Norfolk Southern reported Q1 2026 EPS of $2.65, beating the $2.51 forecast by 5.58%, while revenue was flat at $3.0B and the operating ratio rose 80 bps to 68.7%. Management said costs increased just 1% despite about a 5% inflation headwind, with fuel costs up $31M year over year and more than $40M above expectations in March, partially offset by productivity savings. The company maintained 2026 cost guidance, but the stock fell 0.65% in pre-market trading amid concerns over flat revenue, weather disruption, competitive pressure, and merger-related uncertainty.

Analysis

NSC is proving that the market is paying for operating leverage more than top-line growth, but that setup cuts both ways. The real second-order winner is truck competition: if diesel stays elevated while NSC keeps service stable, domestic intermodal economics should improve over the next 1-2 quarters and pressure highway pricing, especially in lanes where rail can avoid handoffs. Conversely, the weakest pocket is international intermodal and merger-exposed volumes, where alliance-driven share loss can persist even if the broader freight tape improves.

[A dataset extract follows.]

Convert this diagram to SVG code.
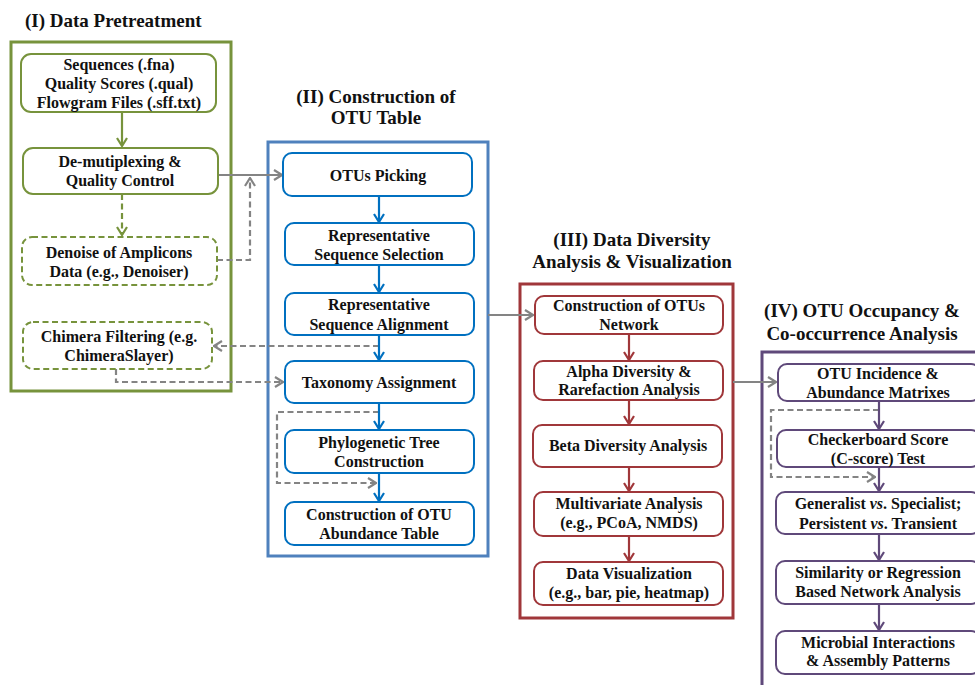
<svg xmlns="http://www.w3.org/2000/svg" width="975" height="685" viewBox="0 0 975 685">
<style>
text{font-family:"Liberation Serif","Times New Roman",serif;font-weight:bold;fill:#111;text-anchor:middle}
.t{font-size:19px}
.n{font-size:16px}
.ob{fill:none;stroke-width:3}
.nd{fill:#fff;stroke-width:2}
.g{stroke:#77933C}
.b{stroke:#0070C0}
.bo{stroke:#4F81BD}
.r{stroke:#A0373A}
.p{stroke:#5F497A}
.dash{stroke-dasharray:6 3.5}
.c{fill:none;stroke-width:2.2}
.gr{stroke:#848484}
</style>
<defs>
<marker id="mgr" viewBox="0 0 10 12" refX="9" refY="6" markerWidth="10" markerHeight="12" markerUnits="userSpaceOnUse" orient="auto"><path d="M1,1 L9,6 L1,11" fill="none" stroke="#848484" stroke-width="2.2"/></marker>
<marker id="mg" viewBox="0 0 10 12" refX="9" refY="6" markerWidth="10" markerHeight="12" markerUnits="userSpaceOnUse" orient="auto"><path d="M1,1 L9,6 L1,11" fill="none" stroke="#77933C" stroke-width="2.2"/></marker>
<marker id="mb" viewBox="0 0 10 12" refX="9" refY="6" markerWidth="10" markerHeight="12" markerUnits="userSpaceOnUse" orient="auto"><path d="M1,1 L9,6 L1,11" fill="none" stroke="#0070C0" stroke-width="2.2"/></marker>
<marker id="mr" viewBox="0 0 10 12" refX="9" refY="6" markerWidth="10" markerHeight="12" markerUnits="userSpaceOnUse" orient="auto"><path d="M1,1 L9,6 L1,11" fill="none" stroke="#A0373A" stroke-width="2.2"/></marker>
<marker id="mp" viewBox="0 0 10 12" refX="9" refY="6" markerWidth="10" markerHeight="12" markerUnits="userSpaceOnUse" orient="auto"><path d="M1,1 L9,6 L1,11" fill="none" stroke="#5F497A" stroke-width="2.2"/></marker>
</defs>
<rect width="975" height="685" fill="#fff"/>

<!-- Section frames and titles -->
<g id="section-I">
<text class="t" x="25" y="27" style="text-anchor:start">(I) Data Pretreatment</text>
<rect class="ob g" x="11" y="42" width="220" height="349"/>
</g>
<g id="section-II">
<text class="t" x="376" y="103">(II) Construction of</text>
<text class="t" x="376" y="124">OTU Table</text>
<rect class="ob bo" x="268" y="142" width="220" height="414"/>
</g>
<g id="section-III">
<text class="t" x="632" y="246">(III) Data Diversity</text>
<text class="t" x="632" y="268">Analysis &amp; Visualization</text>
<rect class="ob r" x="520" y="284" width="213" height="334"/>
</g>
<g id="section-IV">
<text class="t" x="862" y="317">(IV) OTU Occupancy &amp;</text>
<text class="t" x="862" y="340">Co-occurrence Analysis</text>
<rect class="ob p" x="762" y="352" width="220" height="345"/>
</g>

<!-- Connectors -->
<g id="connectors">
<line class="c g" x1="122" y1="112" x2="122" y2="146" marker-end="url(#mg)"/>
<line class="c g dash" x1="122" y1="194" x2="122" y2="235" marker-end="url(#mg)"/>
<line class="c gr" x1="218" y1="175" x2="282" y2="175" marker-end="url(#mgr)"/>
<polyline class="c gr dash" points="217,260 250,260 250,178" marker-end="url(#mgr)"/>
<line class="c gr dash" x1="379" y1="346" x2="214" y2="346" marker-end="url(#mgr)"/>
<polyline class="c gr dash" points="116,369 116,382 283,382" marker-end="url(#mgr)"/>
<polyline class="c gr dash" points="379,412 277,412 277,483 376,483" marker-end="url(#mgr)"/>
<line class="c gr" x1="488" y1="315" x2="533" y2="315" marker-end="url(#mgr)"/>
<line class="c gr" x1="733" y1="382" x2="776" y2="382" marker-end="url(#mgr)"/>
<polyline class="c gr dash" points="879,410 771,410 771,477 875,477" marker-end="url(#mgr)"/>

<line class="c b" x1="379" y1="196" x2="379" y2="222" marker-end="url(#mb)"/>
<line class="c b" x1="379" y1="265" x2="379" y2="292" marker-end="url(#mb)"/>
<line class="c b" x1="379" y1="335" x2="379" y2="360" marker-end="url(#mb)"/>
<line class="c b" x1="379" y1="403" x2="379" y2="429" marker-end="url(#mb)"/>
<line class="c b" x1="379" y1="473" x2="379" y2="501" marker-end="url(#mb)"/>

<line class="c r" x1="629" y1="334" x2="629" y2="360" marker-end="url(#mr)"/>
<line class="c r" x1="629" y1="400" x2="629" y2="424" marker-end="url(#mr)"/>
<line class="c r" x1="629" y1="467" x2="629" y2="491" marker-end="url(#mr)"/>
<line class="c r" x1="629" y1="536" x2="629" y2="561" marker-end="url(#mr)"/>

<line class="c p" x1="879" y1="401" x2="879" y2="429" marker-end="url(#mp)"/>
<line class="c p" x1="879" y1="467" x2="879" y2="491" marker-end="url(#mp)"/>
<line class="c p" x1="879" y1="534" x2="879" y2="560" marker-end="url(#mp)"/>
<line class="c p" x1="879" y1="604" x2="879" y2="630" marker-end="url(#mp)"/>
</g>

<!-- Section I nodes -->
<g id="n-input">
<rect class="nd g" x="21" y="54" width="195" height="58" rx="10"/>
<text class="n" x="119" y="70">Sequences (.fna)</text>
<text class="n" x="119" y="89">Quality Scores (.qual)</text>
<text class="n" x="119" y="108">Flowgram Files (.sff.txt)</text>
</g>
<g id="n-demux">
<rect class="nd g" x="23" y="148" width="195" height="46" rx="10"/>
<text class="n" x="120" y="167">De-mutiplexing &amp;</text>
<text class="n" x="120" y="186">Quality Control</text>
</g>
<g id="n-denoise">
<rect class="nd g dash" x="22" y="237" width="195" height="48" rx="10"/>
<text class="n" x="119" y="258">Denoise of Amplicons</text>
<text class="n" x="119" y="277">Data (e.g., Denoiser)</text>
</g>
<g id="n-chimera">
<rect class="nd g dash" x="23" y="322" width="189" height="47" rx="10"/>
<text class="n" x="119" y="342">Chimera Filtering (e.g.</text>
<text class="n" x="119" y="361">ChimeraSlayer)</text>
</g>

<!-- Section II nodes -->
<g id="n-otupick">
<rect class="nd b" x="283" y="153" width="189" height="43" rx="9"/>
<text class="n" x="378" y="181">OTUs Picking</text>
</g>
<g id="n-repsel">
<rect class="nd b" x="285" y="223" width="189" height="42" rx="9"/>
<text class="n" x="379" y="241">Representative</text>
<text class="n" x="379" y="260">Sequence Selection</text>
</g>
<g id="n-repalign">
<rect class="nd b" x="285" y="293" width="189" height="42" rx="9"/>
<text class="n" x="379" y="310">Representative</text>
<text class="n" x="379" y="330">Sequence Alignment</text>
</g>
<g id="n-taxonomy">
<rect class="nd b" x="285" y="361" width="189" height="42" rx="9"/>
<text class="n" x="379" y="388">Taxonomy Assignment</text>
</g>
<g id="n-phylo">
<rect class="nd b" x="285" y="430" width="189" height="43" rx="9"/>
<text class="n" x="379" y="448">Phylogenetic Tree</text>
<text class="n" x="379" y="467">Construction</text>
</g>
<g id="n-otutable">
<rect class="nd b" x="285" y="502" width="189" height="43" rx="9"/>
<text class="n" x="379" y="520">Construction of OTU</text>
<text class="n" x="379" y="539">Abundance Table</text>
</g>

<!-- Section III nodes -->
<g id="n-network">
<rect class="nd r" x="535" y="296" width="188" height="38" rx="9"/>
<text class="n" x="629" y="311">Construction of OTUs</text>
<text class="n" x="629" y="330">Network</text>
</g>
<g id="n-alpha">
<rect class="nd r" x="534" y="361" width="189" height="39" rx="9"/>
<text class="n" x="629" y="377">Alpha Diversity &amp;</text>
<text class="n" x="629" y="395">Rarefaction Analysis</text>
</g>
<g id="n-beta">
<rect class="nd r" x="533" y="425" width="189" height="42" rx="9"/>
<text class="n" x="628" y="451">Beta Diversity Analysis</text>
</g>
<g id="n-multi">
<rect class="nd r" x="534" y="492" width="189" height="44" rx="9"/>
<text class="n" x="629" y="509">Multivariate Analysis</text>
<text class="n" x="629" y="528">(e.g., PCoA, NMDS)</text>
</g>
<g id="n-vis">
<rect class="nd r" x="534" y="562" width="189" height="43" rx="9"/>
<text class="n" x="629" y="579">Data Visualization</text>
<text class="n" x="629" y="598">(e.g., bar, pie, heatmap)</text>
</g>

<!-- Section IV nodes -->
<g id="n-matrix">
<rect class="nd p" x="778" y="364" width="202" height="37" rx="9"/>
<text class="n" x="878" y="379">OTU Incidence &amp;</text>
<text class="n" x="878" y="398">Abundance Matrixes</text>
</g>
<g id="n-cscore">
<rect class="nd p" x="777" y="430" width="203" height="37" rx="9"/>
<text class="n" x="878" y="445">Checkerboard Score</text>
<text class="n" x="878" y="464">(C-score) Test</text>
</g>
<g id="n-generalist">
<rect class="nd p" x="776" y="492" width="204" height="42" rx="9"/>
<text class="n" x="878" y="509">Generalist <tspan font-style="italic">vs</tspan>. Specialist;</text>
<text class="n" x="878" y="529">Persistent <tspan font-style="italic">vs</tspan>. Transient</text>
</g>
<g id="n-similarity">
<rect class="nd p" x="776" y="561" width="204" height="43" rx="9"/>
<text class="n" x="878" y="578">Similarity or Regression</text>
<text class="n" x="878" y="597">Based Network Analysis</text>
</g>
<g id="n-microbial">
<rect class="nd p" x="776" y="631" width="204" height="43" rx="9"/>
<text class="n" x="878" y="648">Microbial Interactions</text>
<text class="n" x="878" y="666">&amp; Assembly Patterns</text>
</g>
</svg>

The key variable is not demand alone; it is whether NSC can convert its productivity gains into visible service improvement fast enough to re-rate the franchise. Management’s 200 bps sequential OR target into Q2 implies meaningful operating leverage if volumes stabilize, but that benefit can be diluted by fuel if diesel remains volatile and by storm recurrence if weather remains disruptive. The more important tell will be whether labor productivity and train velocity continue improving without re-accelerating headcount or recrews, because that determines if the margin story is durable or just a weather/fuel overlay. The market may be underestimating the strategic optionality around the network reshaping and short-line/transload partnership model. If that template scales, NSC can grow density in select corridors without the capital intensity of broad network expansion, which is a better answer to a slow freight backdrop than chasing marginal volume at poor pricing. The merger process is a double-edged catalyst: approval would be upside optionality, but the announcement itself is already forcing competitive retaliation, so near-term share gains are more likely to come from lanes where service quality, not network breadth, is the decisive factor.